The Electronics Industry Awards, organised by Components in Electronics (CIE) publisher Datateam Business Media, is back for 2021 to celebrate the very best professionals, products, projects and companies from across the electronics sector. Paragraf has been nominated for the Automotive Product of the Year Award, for the GHS01AT graphene-based Hall effect sensor.
Paragraf™ nominated for Automotive Product of the Year Award
The award submission says:
“Leveraging its proprietary graphene fabrication process technology, Paragraf has brought a game-changing current density analysis solution to market. This has the potential to revolutionise future electric vehicle (EV) battery design.

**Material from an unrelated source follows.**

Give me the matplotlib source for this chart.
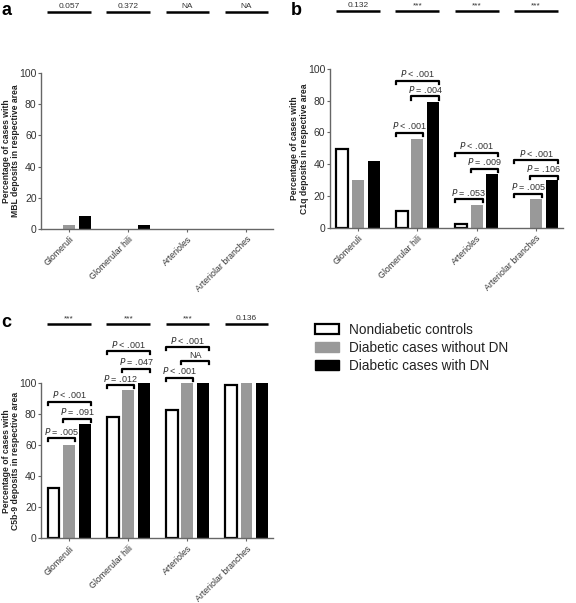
import matplotlib.pyplot as plt
from matplotlib.patches import Patch

plt.rcParams['font.family'] = ['Liberation Sans', 'DejaVu Sans']

# datos
categorias = ["Glomeruli", "Glomerular hili", "Arterioles", "Arteriolar branches"]
grupos = ["Nondiabetic controls", "Diabetic cases without DN", "Diabetic cases with DN"]

mbl_control = [0, 0, 0, 0]
mbl_sin_dn = [2.4, 0, 0, 0]
mbl_con_dn = [8.5, 2.6, 0, 0]

c1q_control = [49.6, 10.7, 2.5, 0]
c1q_sin_dn = [29.8, 56, 14.7, 17.9]
c1q_con_dn = [41.8, 79, 34, 29.8]

c5b9_control = [32.4, 78.4, 82.6, 98.5]
c5b9_sin_dn = [60.4, 95.5, 100, 100]
c5b9_con_dn = [73.5, 100, 100, 100]

global_a = ["0.057", "0.372", "NA", "NA"]
global_b = ["0.132", "***", "***", "***"]
global_c = ["***", "***", "***", "0.136"]

# comparaciones por pares: (categoria, grupo1, grupo2, altura, texto)
pares_b = [
    (1, 0, 2, 92.6, "< .001"), (1, 1, 2, 82.6, "= .004"), (1, 0, 1, 59.9, "< .001"),
    (2, 0, 2, 47.3, "< .001"), (2, 1, 2, 37.2, "= .009"), (2, 0, 1, 18.1, "= .053"),
    (3, 0, 2, 42.6, "< .001"), (3, 1, 2, 32.8, "= .106"), (3, 0, 1, 21.6, "= .005"),
]
pares_c = [
    (0, 0, 2, 87.9, "< .001"), (0, 1, 2, 76.9, "= .091"), (0, 0, 1, 64.4, "= .005"),
    (1, 0, 2, 120.4, "< .001"), (1, 1, 2, 109, "= .047"), (1, 0, 1, 98.5, "= .012"),
    (2, 0, 2, 123, "< .001"), (2, 1, 2, 114, "NA"), (2, 0, 1, 103.4, "< .001"),
]

paso = 0.265
ancho = 0.2
gris = "#999999"
texto_col = "#333333"


def barras(ax, control, sin_dn, con_dn, ylab):
    xs = list(range(len(categorias)))
    # las barras con valor 0 no se ven en el original
    xc = [x - paso for x, v in zip(xs, control) if v > 0]
    vc = [v for v in control if v > 0]
    xg = [x for x, v in zip(xs, sin_dn) if v > 0]
    vg = [v for v in sin_dn if v > 0]
    xn = [x + paso for x, v in zip(xs, con_dn) if v > 0]
    vn = [v for v in con_dn if v > 0]
    ax.bar(xc, vc, ancho, color="white", edgecolor="black", linewidth=1.6)
    ax.bar(xg, vg, ancho, color=gris, linewidth=0)
    ax.bar(xn, vn, ancho, color="black", linewidth=0)
    ax.set_xlim(-0.47, 3.45)
    ax.set_ylim(0, 100)
    ax.set_yticks([0, 20, 40, 60, 80, 100])
    ax.set_xticks(xs)
    ax.set_xticklabels(categorias, rotation=45, ha="right", rotation_mode="anchor",
                       fontsize=6.3, color=texto_col)
    ax.tick_params(axis="y", labelsize=7.5, labelcolor=texto_col, length=2.5,
                   color="#666666", pad=1)
    ax.tick_params(axis="x", length=2.5, color="#666666", pad=1.5)
    for s in ["top", "right"]:
        ax.spines[s].set_visible(False)
    for s in ["left", "bottom"]:
        ax.spines[s].set_color("#666666")
        ax.spines[s].set_linewidth(1)
    ax.set_ylabel(ylab, fontsize=6.2, fontweight="bold", color="#222222",
                  linespacing=1.05)
    ax.yaxis.set_label_coords(-0.092, 0.5)


def globales(ax, etiquetas, y):
    for i, t in enumerate(etiquetas):
        ax.plot([i - 0.37, i + 0.37], [y, y], color="black", lw=1.8, clip_on=False,
                solid_capstyle="butt")
        ax.text(i, y + 1, t, ha="center", va="bottom", fontsize=6, color=texto_col)


def corchete(ax, cat, g1, g2, y, txt):
    x1 = cat + (g1 - 1) * paso - ancho / 2
    x2 = cat + (g2 - 1) * paso + ancho / 2
    ax.plot([x1, x1, x2, x2], [y - 2, y, y, y - 2], color="black", lw=1.6, clip_on=False)
    if txt == "NA":
        s = "NA"
    else:
        s = "$\\it{P}$ " + txt
    ax.text((x1 + x2) / 2, y + 1, s, ha="center", va="bottom", fontsize=6.5, color=texto_col)


fig = plt.figure(figsize=(5.76, 6.03), dpi=100)

ax_a = fig.add_axes([0.072, 0.620, 0.402, 0.259])
barras(ax_a, mbl_control, mbl_sin_dn, mbl_con_dn,
       "Percentage of cases with\nMBL deposits in respective area")
globales(ax_a, global_a, 139)

ax_b = fig.add_axes([0.573, 0.622, 0.404, 0.264])
barras(ax_b, c1q_control, c1q_sin_dn, c1q_con_dn,
       "Percentage of cases with\nC1q deposits in respective area")
globales(ax_b, global_b, 136.5)
for p in pares_b:
    corchete(ax_b, *p)

ax_c = fig.add_axes([0.072, 0.107, 0.402, 0.258])
barras(ax_c, c5b9_control, c5b9_sin_dn, c5b9_con_dn,
       "Percentage of cases with\nC5b-9 deposits in respective area")
globales(ax_c, global_c, 138)
for p in pares_c:
    corchete(ax_c, *p)

fig.text(0.003, 0.982, "a", fontsize=13, fontweight="bold", va="center")
fig.text(0.505, 0.982, "b", fontsize=13, fontweight="bold", va="center")
fig.text(0.003, 0.466, "c", fontsize=13, fontweight="bold", va="center")

handles = [
    Patch(facecolor="white", edgecolor="black", linewidth=1.6),
    Patch(facecolor=gris, edgecolor=gris),
    Patch(facecolor="black", edgecolor="black"),
]
fig.legend(handles, grupos, loc="upper left", bbox_to_anchor=(0.525, 0.485),
           frameon=False, fontsize=9.8, handlelength=1.8, handleheight=0.8,
           labelspacing=0.3, handletextpad=0.7, labelcolor="#222222")

fig.savefig("out.png", dpi=100)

"Driven by consumer expectations for the next generation of EVs to be capable of covering greater distances between recharges, and for recharging to be completed with shorter time frames, EV manufacturers will need access to batteries that have exceptional properties. Alongside this there are pressures to lower the overall expense of the vehicles, by curbing the bill-of-materials costs. EV batteries are going to have to fit into areas with smaller dimensions and be more lightweight. At the same time they will need to offer elevated power density levels and support faster charging times. In many cases, the approach currently used for looking at the current densities in batteries is indirect – relying on temperature measurements. Direct methods, using fluxgate sensors, are equally problematic – as they lack the required field range and spatial resolution. Though Hall Effect sensors will deliver the real-time response to be effective in this application, they need to have performance parameters that are way beyond what conventional devices can provide – in terms of field resolution levels.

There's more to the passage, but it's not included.